>>>

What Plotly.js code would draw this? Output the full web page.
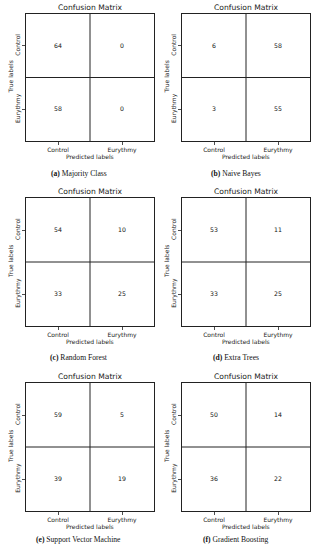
<!DOCTYPE html>
<html>
<head>
<meta charset="utf-8">
<script src="https://cdn.plot.ly/plotly-3.0.1.min.js"></script>
<style>html,body{margin:0;padding:0;background:#fff;}#chart{width:314px;height:550px;}</style>
</head>
<body>
<div id="chart"></div>
<script>
const classLabels = ['Control', 'Eurythmy'];
const majorityClass = [[64, 0], [58, 0]];
const naiveBayes = [[6, 58], [3, 55]];
const randomForest = [[54, 10], [33, 25]];
const extraTrees = [[53, 11], [33, 25]];
const supportVectorMachine = [[59, 5], [39, 19]];
const gradientBoosting = [[50, 14], [36, 22]];
const panelLetters = ['(a)', '(b)', '(c)', '(d)', '(e)', '(f)'];
const panelNames = ['Majority Class', 'Naive Bayes', 'Random Forest', 'Extra Trees', 'Support Vector Machine', 'Gradient Boosting'];

const matrices = [majorityClass, naiveBayes, randomForest, extraTrees, supportVectorMachine, gradientBoosting];

const W = 314, H = 550;
const colX = [[26, 154], [182, 310]];
const rowY = [[14, 141], [198, 326], [383, 511]];
const captionY = [173, 357, 539];
const captionX = [78.5, 235.5];

const sans = 'DejaVu Sans, sans-serif';
const data = [];
const layout = {
  width: W, height: H,
  margin: {l: 0, r: 0, t: 0, b: 0},
  paper_bgcolor: '#fff', plot_bgcolor: '#fff',
  showlegend: false,
  font: {family: sans, size: 6, color: '#222'},
  annotations: [], shapes: []
};

matrices.forEach((z, i) => {
  const r = Math.floor(i / 2), c = i % 2;
  const n = i + 1;
  const xa = 'x' + (n === 1 ? '' : n), ya = 'y' + (n === 1 ? '' : n);
  const xKey = 'xaxis' + (n === 1 ? '' : n), yKey = 'yaxis' + (n === 1 ? '' : n);
  data.push({
    type: 'heatmap', z: z, x: classLabels, y: classLabels,
    xaxis: xa, yaxis: ya,
    colorscale: [[0, '#ffffff'], [1, '#ffffff']], showscale: false,
    texttemplate: '%{z}', textfont: {family: sans, size: 6.2, color: '#111'},
    hoverinfo: 'skip'
  });
  const axCommon = {
    type: 'category', showgrid: false, zeroline: false,
    showline: true, mirror: true, linecolor: '#222', linewidth: 1,
    ticks: 'outside', ticklen: 3, tickwidth: 0.8, tickcolor: '#222',
    tickfont: {family: sans, size: 6, color: '#222'}, fixedrange: true
  };
  layout[xKey] = Object.assign({}, axCommon, {
    domain: [colX[c][0] / W, colX[c][1] / W], anchor: ya,
    range: [-0.5, 1.5], tickangle: 0
  });
  layout[yKey] = Object.assign({}, axCommon, {
    domain: [1 - rowY[r][1] / H, 1 - rowY[r][0] / H], anchor: xa,
    range: [1.5, -0.5], tickangle: -90
  });
  // inner dividing lines between cells
  layout.shapes.push({type: 'line', xref: xa, yref: ya + ' domain', x0: 0.5, x1: 0.5, y0: 0, y1: 1, line: {color: '#222', width: 1}});
  layout.shapes.push({type: 'line', xref: xa + ' domain', yref: ya, x0: 0, x1: 1, y0: 0.5, y1: 0.5, line: {color: '#222', width: 1}});
  // panel title
  layout.annotations.push({text: 'Confusion Matrix', xref: xa + ' domain', yref: ya + ' domain', x: 0.5, y: 1, yanchor: 'bottom', yshift: 0, showarrow: false, font: {family: sans, size: 7.6, color: '#222'}});
  // axis titles
  layout.annotations.push({text: 'Predicted labels', xref: xa + ' domain', yref: 'paper', x: 0.5, y: 1 - (rowY[r][1] + 15.5) / H, yanchor: 'middle', showarrow: false, font: {family: sans, size: 6, color: '#222'}});
  layout.annotations.push({text: 'True labels', xref: 'paper', yref: ya + ' domain', x: (colX[c][0] - 16) / W, y: 0.5, xanchor: 'center', textangle: -90, showarrow: false, font: {family: sans, size: 6, color: '#222'}});
  // caption
  layout.annotations.push({text: '<b>' + panelLetters[i] + '</b> ' + panelNames[i], xref: 'paper', yref: 'paper', x: captionX[c] / W, y: 1 - captionY[r] / H, xanchor: 'center', yanchor: 'middle', showarrow: false, font: {family: 'Liberation Serif, serif', size: 7.6, color: '#111'}});
});

Plotly.newPlot('chart', data, layout, {displayModeBar: false, staticPlot: true});
</script>
</body>
</html>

<<<

AIM >> Copy the material above exactly and drop the pictures.

COMPLETED EXERCISE >>
What Plotly.js code would draw this? Output the full web page.
<!DOCTYPE html>
<html>
<head>
<meta charset="utf-8">
<script src="https://cdn.plot.ly/plotly-3.0.1.min.js"></script>
<style>html,body{margin:0;padding:0;background:#fff;}#chart{width:314px;height:550px;}</style>
</head>
<body>
<div id="chart"></div>
<script>
const classLabels = ['Control', 'Eurythmy'];
const majorityClass = [[64, 0], [58, 0]];
const naiveBayes = [[6, 58], [3, 55]];
const randomForest = [[54, 10], [33, 25]];
const extraTrees = [[53, 11], [33, 25]];
const supportVectorMachine = [[59, 5], [39, 19]];
const gradientBoosting = [[50, 14], [36, 22]];
const panelLetters = ['(a)', '(b)', '(c)', '(d)', '(e)', '(f)'];
const panelNames = ['Majority Class', 'Naive Bayes', 'Random Forest', 'Extra Trees', 'Support Vector Machine', 'Gradient Boosting'];

const matrices = [majorityClass, naiveBayes, randomForest, extraTrees, supportVectorMachine, gradientBoosting];

const W = 314, H = 550;
const colX = [[26, 154], [182, 310]];
const rowY = [[14, 141], [198, 326], [383, 511]];
const captionY = [173, 357, 539];
const captionX = [78.5, 235.5];

const sans = 'DejaVu Sans, sans-serif';
const data = [];
const layout = {
  width: W, height: H,
  margin: {l: 0, r: 0, t: 0, b: 0},
  paper_bgcolor: '#fff', plot_bgcolor: '#fff',
  showlegend: false,
  font: {family: sans, size: 6, color: '#222'},
  annotations: [], shapes: []
};

matrices.forEach((z, i) => {
  const r = Math.floor(i / 2), c = i % 2;
  const n = i + 1;
  const xa = 'x' + (n === 1 ? '' : n), ya = 'y' + (n === 1 ? '' : n);
  const xKey = 'xaxis' + (n === 1 ? '' : n), yKey = 'yaxis' + (n === 1 ? '' : n);
  data.push({
    type: 'heatmap', z: z, x: classLabels, y: classLabels,
    xaxis: xa, yaxis: ya,
    colorscale: [[0, '#ffffff'], [1, '#ffffff']], showscale: false,
    texttemplate: '%{z}', textfont: {family: sans, size: 6.2, color: '#111'},
    hoverinfo: 'skip'
  });
  const axCommon = {
    type: 'category', showgrid: false, zeroline: false,
    showline: true, mirror: true, linecolor: '#222', linewidth: 1,
    ticks: 'outside', ticklen: 3, tickwidth: 0.8, tickcolor: '#222',
    tickfont: {family: sans, size: 6, color: '#222'}, fixedrange: true
  };
  layout[xKey] = Object.assign({}, axCommon, {
    domain: [colX[c][0] / W, colX[c][1] / W], anchor: ya,
    range: [-0.5, 1.5], tickangle: 0
  });
  layout[yKey] = Object.assign({}, axCommon, {
    domain: [1 - rowY[r][1] / H, 1 - rowY[r][0] / H], anchor: xa,
    range: [1.5, -0.5], tickangle: -90
  });
  // inner dividing lines between cells
  layout.shapes.push({type: 'line', xref: xa, yref: ya + ' domain', x0: 0.5, x1: 0.5, y0: 0, y1: 1, line: {color: '#222', width: 1}});
  layout.shapes.push({type: 'line', xref: xa + ' domain', yref: ya, x0: 0, x1: 1, y0: 0.5, y1: 0.5, line: {color: '#222', width: 1}});
  // panel title
  layout.annotations.push({text: 'Confusion Matrix', xref: xa + ' domain', yref: ya + ' domain', x: 0.5, y: 1, yanchor: 'bottom', yshift: 0, showarrow: false, font: {family: sans, size: 7.6, color: '#222'}});
  // axis titles
  layout.annotations.push({text: 'Predicted labels', xref: xa + ' domain', yref: 'paper', x: 0.5, y: 1 - (rowY[r][1] + 15.5) / H, yanchor: 'middle', showarrow: false, font: {family: sans, size: 6, color: '#222'}});
  layout.annotations.push({text: 'True labels', xref: 'paper', yref: ya + ' domain', x: (colX[c][0] - 16) / W, y: 0.5, xanchor: 'center', textangle: -90, showarrow: false, font: {family: sans, size: 6, color: '#222'}});
  // caption
  layout.annotations.push({text: '<b>' + panelLetters[i] + '</b> ' + panelNames[i], xref: 'paper', yref: 'paper', x: captionX[c] / W, y: 1 - captionY[r] / H, xanchor: 'center', yanchor: 'middle', showarrow: false, font: {family: 'Liberation Serif, serif', size: 7.6, color: '#111'}});
});

Plotly.newPlot('chart', data, layout, {displayModeBar: false, staticPlot: true});
</script>
</body>
</html>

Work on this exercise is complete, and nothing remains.